Top police officials cut a ceremonial ribbon Monday on a retired Boeing 737 that had been used as an Air Force trainer in San Antonio. It was set to be decommissioned and had been destined for an airplane graveyard in the Arizona desert.

Instead, the fully functioning aircraft, dubbed HPD-01, adorned with police department logos and parked at a remote area at Houston's Bush Intercontinental Airport, will be used for training by SWAT officers, bomb squad details, dog training and other law enforcement exercises.

Officers will receive so-called tight-quarters training — in which police engage in combat operations inside a cramped area — and anti-terrorism practice onboard the airliner.

"This is a very important and momentous event," Police Chief Charles McClelland said. "We're very fortunate to have this piece of equipment before anyone else."

Patrick Judge, executive director of the International Association of Directors of Law Enforcement Standards and Training , said he was unaware of any other city police department that had a jetliner as a training tool.

"The military and federal government are the only training centers that utilize aircraft for terrorist training," he said.

The idea for a plane as a training tool in Houston began with four police SWAT team members.
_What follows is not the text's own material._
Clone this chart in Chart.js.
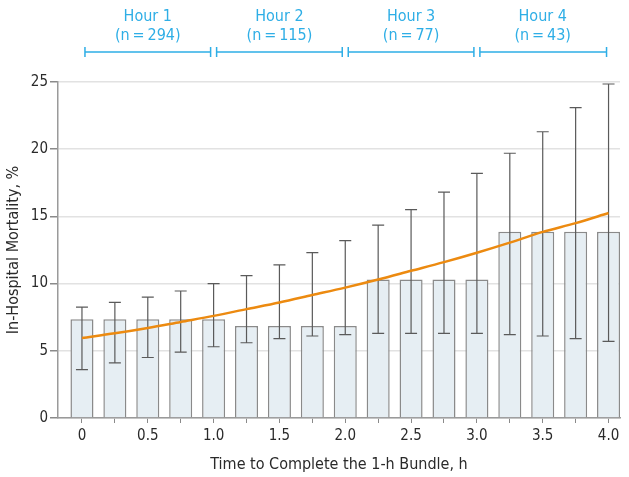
<!DOCTYPE html>
<html>
<head>
<meta charset="utf-8">
<script src="https://cdn.jsdelivr.net/npm/chart.js@4"></script>
<style>
  html, body { margin: 0; padding: 0; background: #fff; }
  #wrap { width: 629px; height: 477px; }
</style>
</head>
<body>
<div id="wrap"><canvas id="mortalityChart" width="629" height="477"></canvas></div>
<script>
// Time to complete bundle (h) for each bar
const hours = [0, 0.25, 0.5, 0.75, 1.0, 1.25, 1.5, 1.75, 2.0, 2.25, 2.5, 2.75, 3.0, 3.25, 3.5, 3.75, 4.0];
// Observed in-hospital mortality, %
const mortality = [7.35, 7.35, 7.35, 7.35, 7.35, 6.85, 6.85, 6.85, 6.85, 10.3, 10.3, 10.3, 10.3, 13.85, 13.85, 13.85, 13.85];
// 95% CI
const ciLower = [3.6, 4.1, 4.5, 4.9, 5.3, 5.6, 5.9, 6.1, 6.2, 6.3, 6.3, 6.3, 6.3, 6.2, 6.1, 5.9, 5.7];
const ciUpper = [8.25, 8.6, 9.0, 9.45, 10.0, 10.6, 11.4, 12.3, 13.2, 14.35, 15.5, 16.8, 18.2, 19.7, 21.3, 23.1, 24.85];
// Fitted (modeled) mortality
const fitted = [5.95, 6.3, 6.7, 7.15, 7.6, 8.1, 8.6, 9.15, 9.7, 10.3, 10.95, 11.6, 12.3, 13.05, 13.85, 14.5, 15.25];

// Hour groups across the top
const hourLabels = ["Hour 1", "Hour 2", "Hour 3", "Hour 4"];
const hourCounts = [294, 115, 77, 43];
const hourBounds = [0, 1, 2, 3, 4];

const FONT = "'DejaVu Sans Condensed', 'Liberation Sans Narrow', sans-serif";
const TEXT = "#2a2a2a";
const BLUE = "#2eaee6";

// Draw the CI whiskers right after the bars, so the curve lies on top
const errorBars = {
  id: "errorBars",
  afterDatasetDraw(chart, args) {
    if (args.index !== 0) return;
    const { ctx, scales: { x, y } } = chart;
    ctx.save();
    ctx.strokeStyle = "#5a5a5a";
    ctx.lineWidth = 1.2;
    hours.forEach((h, i) => {
      const px = x.getPixelForValue(h);
      const top = y.getPixelForValue(ciUpper[i]);
      const bot = y.getPixelForValue(ciLower[i]);
      ctx.beginPath();
      ctx.moveTo(px, top); ctx.lineTo(px, bot);
      ctx.moveTo(px - 6, top); ctx.lineTo(px + 6, top);
      ctx.moveTo(px - 6, bot); ctx.lineTo(px + 6, bot);
      ctx.stroke();
    });
    ctx.restore();
  }
};

// Hour brackets and labels above the plot
const hourBrackets = {
  id: "hourBrackets",
  afterDraw(chart) {
    const { ctx, scales: { x } } = chart;
    const yLine = 52;
    ctx.save();
    ctx.strokeStyle = BLUE;
    ctx.fillStyle = BLUE;
    ctx.lineWidth = 1.5;
    ctx.textAlign = "center";
    ctx.textBaseline = "middle";
    ctx.font = "16px " + FONT;
    for (let i = 0; i < hourLabels.length; i++) {
      let x0 = x.getPixelForValue(hourBounds[i]);
      let x1 = x.getPixelForValue(hourBounds[i + 1]);
      if (i > 0) x0 += 3; else x0 += 3;
      if (i < hourLabels.length - 1) x1 -= 3; else x1 -= 2;
      ctx.beginPath();
      ctx.moveTo(x0, yLine); ctx.lineTo(x1, yLine);
      ctx.moveTo(x0, yLine - 5); ctx.lineTo(x0, yLine + 5);
      ctx.moveTo(x1, yLine - 5); ctx.lineTo(x1, yLine + 5);
      ctx.stroke();
      const mid = x.getPixelForValue((hourBounds[i] + hourBounds[i + 1]) / 2);
      ctx.fillText(hourLabels[i], mid, 17);
      ctx.fillText("(n\u2009=\u2009" + hourCounts[i] + ")", mid, 36);
    }
    ctx.restore();
  }
};

new Chart(document.getElementById("mortalityChart"), {
  data: {
    datasets: [
      {
        type: "bar",
        label: "Observed",
        data: hours.map((h, i) => ({ x: h, y: mortality[i] })),
        backgroundColor: "#e6eef3",
        borderColor: "#8a8a8a",
        borderWidth: 1.5,
        barPercentage: 0.7,
        categoryPercentage: 1.0,
        order: 1
      },
      {
        type: "line",
        label: "Fitted",
        data: hours.map((h, i) => ({ x: h, y: fitted[i] })),
        borderColor: "#ec8a10",
        borderWidth: 2.5,
        pointRadius: 0,
        cubicInterpolationMode: "monotone",
        fill: false,
        order: 0
      }
    ]
  },
  options: {
    responsive: false,
    animation: false,
    layout: { padding: { top: 82, right: 9, left: 0, bottom: 0 } },
    plugins: {
      legend: { display: false },
      tooltip: { enabled: false }
    },
    scales: {
      x: {
        type: "linear",
        min: -0.182,
        max: 4.087,
        offset: false,
        afterFit: scale => { scale.height = 59; },
        border: { color: "#9a9a9a", width: 1.5 },
        grid: { drawOnChartArea: false, offset: false, tickLength: 5, color: "#8a8a8a" },
        ticks: {
          stepSize: 0.25,
          includeBounds: false,
          autoSkip: false,
          maxRotation: 0,
          padding: 4,
          color: TEXT,
          font: { family: FONT, size: 15 },
          callback: v => {
            if (Math.abs(v * 2 - Math.round(v * 2)) > 1e-6) return "";
            return v === 0 ? "0" : v.toFixed(1);
          }
        },
        title: {
          display: true,
          text: "Time to Complete the 1-h Bundle, h",
          color: TEXT,
          font: { family: FONT, size: 16 },
          padding: { top: 0, bottom: 3 }
        }
      },
      y: {
        min: 0,
        max: 25,
        afterFit: scale => { scale.width = 58; },
        border: { color: "#9a9a9a", width: 1.5 },
        grid: { color: "#e2e2e2", lineWidth: 1.5, tickLength: 8, tickColor: "#8a8a8a" },
        ticks: {
          stepSize: 5,
          padding: 2,
          color: TEXT,
          font: { family: FONT, size: 15 }
        },
        title: {
          display: true,
          text: "In-Hospital Mortality, %",
          color: TEXT,
          font: { family: FONT, size: 16 },
          padding: { top: 4, bottom: 0 }
        }
      }
    }
  },
  plugins: [errorBars, hourBrackets]
});
</script>
</body>
</html>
Monday's dedication was the product of about a year's worth of work.

"Many men and women in the rank and file have ideas how to run this place," McClelland said.

The $5.4 million plane is the military version of the Boeing 737 and went into service in the U.S. Air Force in 1973. Most recently, it had been used to train navigators at Randolph Air Force Base in San Antonio. It remains Pentagon property, but the Houston Police Department becomes the caretaker and is responsible for basic maintenance.

Houston-based Continental Airlines donated seats to outfit the aircraft so that its interior would resemble that of a normal passenger plane.

"We worked out all the red tape," said U.S. Rep. Ted Poe, R-Humble, whose office worked with local, military and aviation officials to get the plane to Houston. "It didn't cost anybody any money. It's one of the few things the federal government can make happen where it doesn't cost any money."